While I had been traveling around the country, Susan and a rotating corps of friends had spent the entire fall at our vacation house in southwest Michigan, working precincts for Obama. When McCain abandoned Michigan in early October, the campaign asked Susan and her team to shift their focus to South Bend, Indiana, a half hour from our home. Yet Susan continued to spend much of her time knocking on doors in Benton Harbor, one of the most down-on-its-luck communities in all of Michigan. Over the years, so many had given up on Benton Harbor, an overwhelmingly black community divided by a narrow river and a shameful class chasm from St. Joseph, the white, solidly middle-class town next door. But Susan refused to turn away. “I’ve never seen such need,” she told me. “I visit these run-down homes, with mattresses on the floor and babies wandering around, and I can imagine Barack walking up those broken steps and caring about these people. I can’t imagine John McCain walking up those steps.”
In the past, voter turnout in Benton Harbor had been abysmal. Every night, when we talked on the phone, Susan related her conversations with people there. “They’re excited about Barack, but they keep asking when the election is and where they have to go to vote. These people aren’t watching the news or reading newspapers. They’re just trying to get by each day. I worry they won’t show up.” A little after noon on Election Day, Susan called from Obama’s tiny storefront field office in the beleaguered town. She was choking up. “They’re doing it, Dave. They’re coming!

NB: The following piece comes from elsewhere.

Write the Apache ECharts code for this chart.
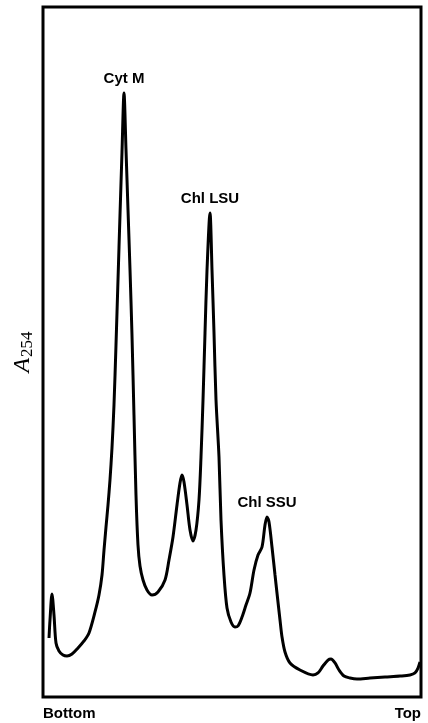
<!DOCTYPE html>
<html><head><meta charset="utf-8">
<script src="https://cdn.jsdelivr.net/npm/echarts@6/dist/echarts.min.js"></script>
<style>html,body{margin:0;padding:0;background:#fff}#c{width:428px;height:723px}</style>
</head><body><div id="c"></div>
<script>
// Gradient position (0 = bottom of tube, 100 = top)
const position = [1.59,1.85,2.38,2.91,3.44,4.23,5.29,6.35,7.67,9.26,10.85,12.17,13.76,14.81,15.61,16.14,16.67,17.20,17.72,18.25,18.78,19.31,19.84,20.37,20.90,21.43,21.96,22.49,23.02,23.54,24.07,24.60,25.13,25.66,26.46,27.51,28.84,30.42,32.28,33.33,34.39,35.45,36.24,36.77,37.30,38.10,38.89,39.68,40.48,41.27,41.80,42.33,42.86,43.39,44.18,44.71,45.24,45.77,46.56,47.09,47.88,48.68,49.74,50.79,51.59,52.65,53.70,54.76,55.82,56.88,57.94,58.73,59.26,59.79,60.58,61.38,61.90,62.70,63.23,64.02,65.34,67.99,71.43,72.75,74.07,75.40,76.19,77.25,78.31,79.63,81.22,83.07,86.51,90.48,94.44,97.09,98.41,99.21,99.74];
// Absorbance at 254 nm (arbitrary units)
const absorbance = [8.55,11.16,14.93,11.88,7.83,6.67,6.09,5.94,6.23,7.10,8.12,9.28,12.32,14.78,17.68,21.30,24.64,27.83,31.45,36.09,42.32,51.01,60.43,69.86,78.99,87.54,79.28,70.58,61.88,52.46,40.87,29.28,22.03,18.99,16.96,15.51,14.78,15.22,16.96,19.86,23.19,27.83,31.01,32.17,31.16,27.83,24.20,22.61,24.20,28.55,34.78,43.04,52.75,61.88,70.14,61.88,52.75,43.04,34.78,25.65,17.68,12.90,10.87,10.14,10.29,11.59,13.33,15.07,18.41,20.58,21.74,24.93,26.09,25.36,21.74,17.68,15.07,11.16,8.70,6.52,4.93,3.91,3.19,3.48,4.49,5.36,5.51,4.93,3.91,3.04,2.75,2.61,2.75,2.90,3.04,3.19,3.48,4.20,5.07];
const xTickLabels = ['Bottom', 'Top'];
const peakNames = ['Cyt M', 'Chl LSU', 'Chl SSU'];
const peakPositions = [21.43, 44.18, 59.26];

const lineData = position.map((x, i) => [x, absorbance[i]]);
const peakMarks = peakNames.map((n, i) => {
  const idx = position.indexOf(peakPositions[i]);
  return { name: n, coord: [position[idx], absorbance[idx]] };
});

const chart = echarts.init(document.getElementById('c'), null, { renderer: 'canvas' });
chart.setOption({
  animation: false,
  backgroundColor: '#fff',
  grid: { left: 43, right: 7, top: 7, bottom: 26, containLabel: false, outerBoundsMode: 'none',
          show: true, borderColor: '#000', borderWidth: 3, backgroundColor: 'transparent' },
  xAxis: {
    type: 'value', min: 0, max: 100, interval: 100,
    axisLine: { show: false }, axisTick: { show: false }, splitLine: { show: false },
    axisLabel: {
      margin: 9, color: '#000', fontFamily: 'Liberation Sans', fontWeight: 'bold', fontSize: 15,
      alignMinLabel: 'left', alignMaxLabel: 'right',
      formatter: v => v === 0 ? xTickLabels[0] : (v === 100 ? xTickLabels[1] : '')
    }
  },
  yAxis: {
    type: 'value', min: 0, max: 100,
    axisLine: { show: false }, axisTick: { show: false }, splitLine: { show: false }, axisLabel: { show: false },
    name: '{a|A}{s|254}', nameLocation: 'middle', nameRotate: 90, nameGap: 7,
    nameTextStyle: {
      rich: {
        a: { fontFamily: 'Liberation Serif', fontStyle: 'italic', fontSize: 24, color: '#000' },
        s: { fontFamily: 'Liberation Serif', fontSize: 17, color: '#000', padding: [10, 0, 0, 1] }
      }
    }
  },
  series: [{
    type: 'line', data: lineData, showSymbol: false, smooth: 0.3,
    lineStyle: { color: '#000', width: 3 },
    markPoint: {
      symbol: 'circle', symbolSize: 0,
      label: { show: true, position: 'top', distance: 7, color: '#000', fontFamily: 'Liberation Sans', fontWeight: 'bold', fontSize: 15, formatter: p => p.name },
      data: peakMarks
    }
  }]
});
</script></body></html>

Benton Harbor cast as many votes by noon as they did the whole election four years ago!”
In the campaign’s Election Day war room, a phalanx of staff manned phone lines and computers, taking in turnout figures and then actual returns, while the analytics kids crunched the numbers and matched them with our projections. The legal team commanded thousands of volunteer lawyers across the nation, directing them to problem spots to protect our vote. The machinery was humming.
Network exit polls, or rumors of them, streamed in throughout the day and early evening. Then we began to get real numbers. I was with Susan, who had raced home from Michigan, when I got word that the Associated Press was calling Ohio in our favor. Ohio was the ball game. Without it, McCain couldn’t win. I wrapped Susan up in my arms, closed my eyes, and hugged her so tightly I worried for a second that she couldn’t breathe. “Now you’ll never have to say you never won the Big One!” she whispered. I put one hand on Susan’s wet, smiling face and, in a straddle that was by now familiar to her, reached with the other for my cell phone to call Barack, who was still at home.